Conciencia del poeta

«Campos de Soria», la composición descriptiva más ambiciosa de la época, nos lleva mediante una descripción sobria y exacta del ciclo del año a una creciente emocionalización en que los mismos elementos naturales previamente establecidos toman otra vida emotiva en la conciencia del poeta, hasta el extremo que se apunta la posibilidad de que su existencia real resida en una visión schopenhaueriana dentro de su propia imaginación: «me habéis llegado al alma, / ¿o acaso estabais en el fondo de ella?».

¿La verdadera realidad es externa o interna? Los mismos problemas, ligados por cierto con la dicotomía de universalidad y particularismo, vuelven a surgir. El primer poema que se refiere a la enfermedad, amenazada de muerte, de su joven esposa Leonor, tiene el especial mérito de interesarse intensamente, al modo de Robert Frost, en la suerte de un árbol decrépito y en las tareas campesinas en que está involucrado, mediante aquella larga y magnífica serie de sonoras cláusulas temporales subordinadas: «Antes que te derribe, olmo del Duero, / con su hacha el leñador, y el carpintero / te convierta en melena de campana, / lanza de carro o yugo de carreta...», etc.

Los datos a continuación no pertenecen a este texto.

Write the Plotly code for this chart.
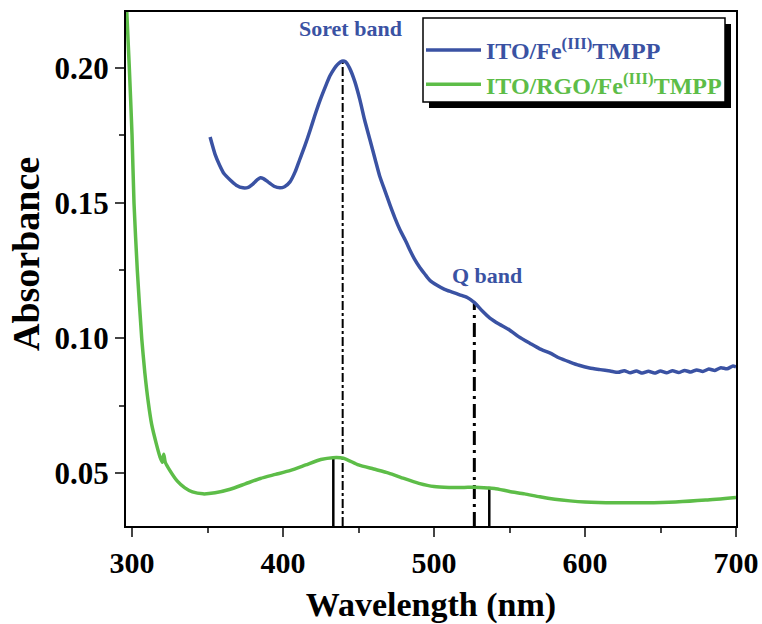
import plotly.graph_objects as go

# ---- data ----
wl_fe = [351.7, 355, 358, 361, 365, 369, 373.5, 377, 380, 383, 385, 387, 390, 394, 398, 401, 404.6, 408,
         411, 414.5, 418, 421, 424.5, 428, 431, 434, 436, 438, 439.7, 441.5, 444, 447.5, 451, 454,
         457.6, 461, 464, 467.5, 471, 474, 477.5, 481, 484, 487, 490.7, 494, 497, 502, 507, 512,
         517, 522, 527, 532, 537, 543, 550, 556, 563.6, 570, 577, 583, 590, 596, 603, 610, 616.6,
         622, 626, 630, 634, 638, 642, 646, 650, 654, 658, 662, 666, 670, 674, 678, 682, 686, 690,
         694, 698, 700]
abs_fe = [0.1744, 0.1680, 0.1640, 0.1608, 0.1585, 0.1566, 0.1556, 0.1558, 0.1570, 0.1586, 0.1593, 0.1590,
          0.1578, 0.1562, 0.1556, 0.1560, 0.1578, 0.1615, 0.1660, 0.1712, 0.1770, 0.1823, 0.1880, 0.1930,
          0.1970, 0.1998, 0.2012, 0.2022, 0.2026, 0.2022, 0.2000, 0.1950, 0.1880, 0.1808, 0.1733, 0.1662,
          0.1600, 0.1545, 0.1490, 0.1446, 0.1400, 0.1362, 0.1326, 0.1293, 0.1260, 0.1236, 0.1215, 0.1195,
          0.1180, 0.1170, 0.1160, 0.1150, 0.1130, 0.1100, 0.1074, 0.1052, 0.1030, 0.1005, 0.0980, 0.0960,
          0.0944, 0.0926, 0.0911, 0.0899, 0.0889, 0.0883, 0.0878, 0.0873, 0.0879, 0.0871, 0.0878, 0.0870,
          0.0877, 0.0870, 0.0878, 0.0871, 0.0879, 0.0872, 0.0880, 0.0874, 0.0882, 0.0876, 0.0885, 0.0880,
          0.0890, 0.0886, 0.0896, 0.0893, 0.0905, 0.0907]

wl_rgo = [296.5, 298.2, 300, 301.3, 303.5, 306.4, 308.5, 310.8, 313, 316, 318.5, 320, 321, 322, 325, 330,
          335, 340, 347, 355, 365, 375, 385, 395, 405, 415, 425, 433, 440, 450, 460, 470, 480, 490,
          500, 510, 520, 530, 540, 550, 560, 570, 580, 590, 600, 620, 640, 660, 680, 700]
abs_rgo = [0.2210, 0.2000, 0.1750, 0.1500, 0.1250, 0.1000, 0.0870, 0.0760, 0.0680, 0.0610, 0.0560, 0.0540,
           0.0570, 0.0540, 0.0510, 0.0470, 0.0445, 0.0430, 0.0423, 0.0427, 0.0440, 0.0460, 0.0480, 0.0495,
           0.0510, 0.0530, 0.0550, 0.0557, 0.0555, 0.0530, 0.0515, 0.0500, 0.0480, 0.0462, 0.0450, 0.0447,
           0.0447, 0.0447, 0.0443, 0.0432, 0.0423, 0.0412, 0.0403, 0.0397, 0.0393, 0.0390, 0.0390, 0.0393,
           0.0400, 0.0410]

soret_x, soret_top = 439.5, 0.2026
qband_x, qband_top = 526.7, 0.1128
rgo_marks_x = [433.3, 536.6]
rgo_marks_top = [0.0555, 0.0449]

x_ticks = [300, 400, 500, 600, 700]
y_ticks = [0.05, 0.10, 0.15, 0.20]
y_tick_text = ["0.05", "0.10", "0.15", "0.20"]

BLUE = "#3a52a3"
GREEN = "#5dbd48"
FONT = "Liberation Serif"
YMIN, YMAX = 0.0304, 0.2207

# plot area in pixels: x 126..736, y 12..526
PW, PH = 610, 514


def px(xp):
    return (xp - 126) / PW


def py(yp):
    return 1 - (yp - 12) / PH


fig = go.Figure()

# reference lines
fig.add_trace(go.Scatter(x=[soret_x, soret_x], y=[YMIN, soret_top], mode="lines",
                         line=dict(color="black", width=2, dash="dashdot"), showlegend=False, hoverinfo="skip"))
fig.add_trace(go.Scatter(x=[qband_x, qband_x], y=[YMIN, qband_top], mode="lines",
                         line=dict(color="black", width=3, dash="14px,5px,3px,5px"), showlegend=False, hoverinfo="skip"))
for mx, mt in zip(rgo_marks_x, rgo_marks_top):
    fig.add_trace(go.Scatter(x=[mx, mx], y=[YMIN, mt], mode="lines",
                             line=dict(color="black", width=2.5), showlegend=False, hoverinfo="skip"))

fig.add_trace(go.Scatter(x=wl_fe, y=abs_fe, mode="lines", line=dict(color=BLUE, width=3.5, shape="spline", smoothing=0.6),
                         name=f'<b><span style="color:{BLUE}">ITO/Fe<sup>(III)</sup>TMPP</span></b>'))
fig.add_trace(go.Scatter(x=wl_rgo, y=abs_rgo, mode="lines", line=dict(color=GREEN, width=3.5, shape="spline", smoothing=0.6),
                         name=f'<b><span style="color:{GREEN}">ITO/RGO/Fe<sup>(III)</sup>TMPP</span></b>'))

fig.add_annotation(x=soret_x + 5, y=0.2145, text="<b>Soret band</b>", showarrow=False,
                   font=dict(family=FONT, size=22, color=BLUE), xanchor="center", yanchor="middle")
fig.add_annotation(x=535, y=0.1232, text="<b>Q band</b>", showarrow=False,
                   font=dict(family=FONT, size=22, color=BLUE), xanchor="center", yanchor="middle")

# y axis title as annotation (placed as in reference)
fig.add_annotation(xref="paper", yref="paper", x=px(26), y=py(254), text="<b>Absorbance</b>", textangle=-90,
                   showarrow=False, font=dict(family=FONT, size=38, color="black"),
                   xanchor="center", yanchor="middle")

# legend shadow and box
fig.add_shape(type="rect", xref="paper", yref="paper",
              x0=px(429), x1=px(731), y0=py(108), y1=py(24),
              fillcolor="black", line=dict(width=0), layer="above")
fig.add_shape(type="rect", xref="paper", yref="paper",
              x0=px(423), x1=px(725), y0=py(102), y1=py(18),
              fillcolor="white", line=dict(width=1.5, color="black"), layer="above")

fig.update_layout(
    width=762, height=624,
    margin=dict(l=126, r=26, t=12, b=98),
    paper_bgcolor="white", plot_bgcolor="white",
    font=dict(family=FONT, color="black"),
    legend=dict(x=px(421), y=py(28), xanchor="left", yanchor="top",
                bgcolor="rgba(0,0,0,0)", borderwidth=0,
                font=dict(family=FONT, size=24, color="black"),
                tracegroupgap=0, itemwidth=55),
    xaxis=dict(range=[296, 700], tickvals=x_ticks, ticktext=[f"<b>{t}</b>" for t in x_ticks],
               ticks="outside", ticklen=9, tickwidth=2, automargin=False,
               showline=True, linewidth=2, linecolor="black", mirror=True, showgrid=False, zeroline=False,
               tickfont=dict(family=FONT, size=30, color="black"),
               minor=dict(tickvals=[350, 450, 550, 650], ticks="outside", ticklen=5, tickwidth=2),
               title=dict(text="<b>Wavelength (nm)</b>", font=dict(family=FONT, size=34), standoff=14)),
    yaxis=dict(range=[YMIN, YMAX], tickvals=y_ticks, ticktext=[f"<b>{t}</b>" for t in y_tick_text],
               ticks="outside", ticklen=9, tickwidth=2, automargin=False,
               showline=True, linewidth=2, linecolor="black", mirror=True, showgrid=False, zeroline=False,
               tickfont=dict(family=FONT, size=31, color="black"),
               minor=dict(tickvals=[0.075, 0.125, 0.175], ticks="outside", ticklen=5, tickwidth=2)),
)

fig.write_html("out.html", config={"displayModeBar": False},
               post_script="document.body.style.margin='0';document.body.style.overflow='hidden';")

La referencia personal al milagro que espera en los tres últimos versos es tan tenue que hasta suscita la cuestión de si cabe ver siquiera en ellos una alusión autobiográfica. Plantea el problema del grado en que lo particular, sea individual o sea localista, podría llegar a un público más amplio. Igual pasa con la imponente carta-poema dirigida a Palacio, en la que el poeta pide a su amigo que lleve un ramillete de flores de primavera al Espino, donde está su tierra, en lo cual hay que saber que el Espino es el cementerio y que la tierra a que se refiere es de Leonor. ¿Es una limitación o la refrenada concentración de sentimiento? En los dos casos creo que cualquier lector culto podrá apreciar la intensidad de emoción encerrada en este milagro tan deseado o en esta ofrenda de flores. Al reconocer plenamente la validez del sentimiento no le importa al lector prescindir de las exactas circunstancias del caso.

En conjunto, nos enfrentamos con la doble faceta, no antagónica sino complementaria, de un poeta que aspira a valores universales compatibles con el simbolismo, pero de ningún modo tan intransigente ni tan abstracto, a la vez que se da cuenta cabal de lo imprescindible que es la aportación individual que destaca lo particular, lo distintivo, lo topográfico, lo temporal de su propio vivir humano: dicho en breve, «la palabra esencial en el tiempo».

Artículo publicado originalmente en Diario Córdoba, 3 diciembre 1998, «Cuadernos del Sur», p. 37.